Widely admired, too, were the four life-size terracotta terms at Stuart Lochhead. Originally set in niches on the facade of the Château d’Oiron, these French Renaissance deities were last on the market in 1944 when they were sold by the family of John Pierpoint Morgan to the art dealers Wildenstein. The sculptural discovery of the fair, however, was provided by Walter Padovani, who unveiled a bas-relief Funeral of the Virgin – in effect drawing in clay – and two half-length relief figures by the celebrated Renaissance master Donatello. The relief is the missing half of a fragment, which was discovered in Ferrara in 1916. Probably conceived around 1450 for an unrealised project, the sculptures, currently on reserve, are a compelling expression of Donatello’s sculptural thinking.  

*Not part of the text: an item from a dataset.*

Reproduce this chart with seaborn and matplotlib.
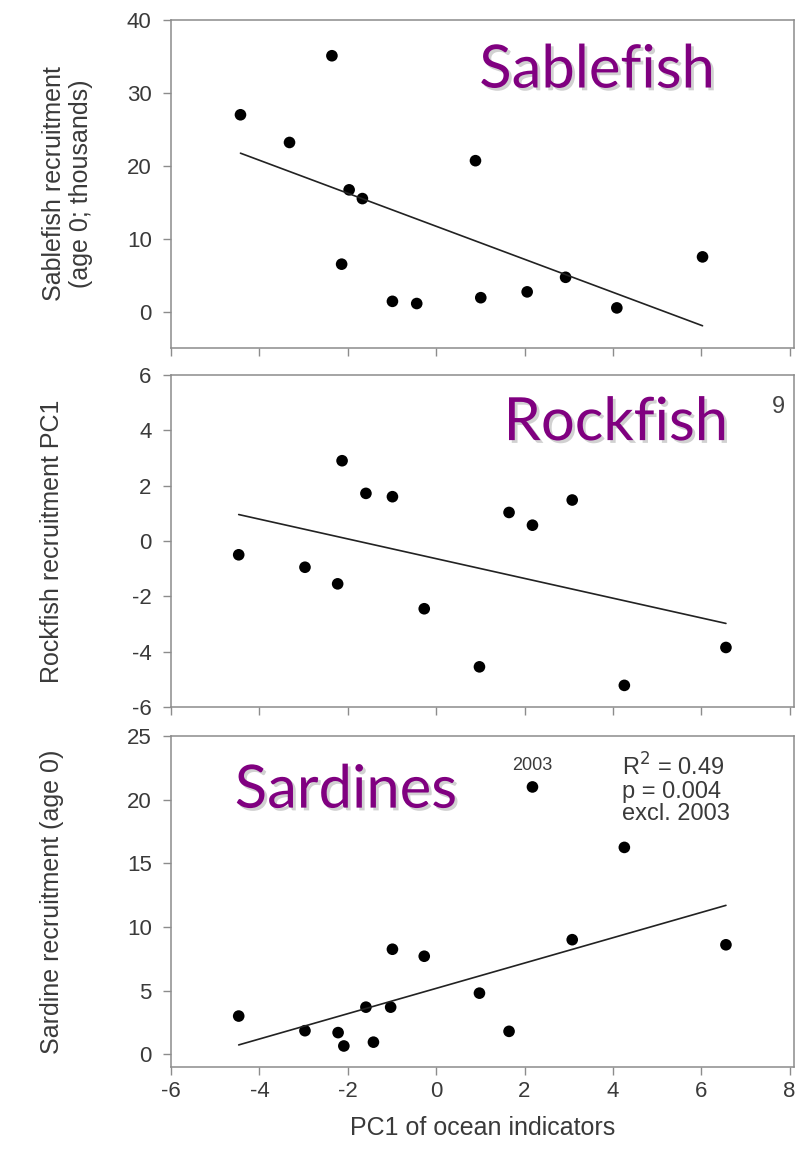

Four terracotta architectural terms from 16th-century France, originally used to decorate the Château d’Oiron. Stuart Lochhead Sculpture

Two winning blockbusters involved historical pieces in a contemporary mis en scène. Porcini filled its stand with a vast Neapolitan nativity scene, its cast of characters and vignettes of everyday life – 304 pieces in all, dating from the 18th and 19th centuries – so teeming with energy and vitality to render the key event almost incidental. A. Aardewerk presented a scaled version of the Rembrandt House, the rooms behind the 2.65m-high edifice filled with 100 silver miniatures of the 17th and 18th centuries, several by the silversmith Arnoldus van Geffen.

An altogether different kind of miniature was spotted at Charles Ede and claimed by a former director of the Rijksmuseum, Wim Pijbes. This rare Roman bronze head of a soldier from the 2nd or 3rd century AD is no bigger than the bowl of a teaspoon – just 2.6cm high – but its anonymous creator has given this North African, possibly an infantryman given his smooth, cap-like helmet, palpable character and presence.

A 304-piece Neapolitan nativity crèche from the late 18th and early 19th centuries. Porcini

No less exciting was the inscribed brass collar worn by Lord Byron’s favourite dog, a fearless Newfoundland of exceptional size and spirit, named Boatswain, on display with Desmet Fine Art. Its extensive damage is testimony to the dog’s frequent scraps with the bear the poet kept for his amusement, as is explained in an accompanying letter, neatly written by the gamekeeper’s wife. After Boatswain was bitten by a rabid dog, Byron erected a monument to his memory at Newstead Abbey, the epitaph extolling his possession of ‘all the virtues of Man without his Vices.’ One never knows what one might find at Maastricht.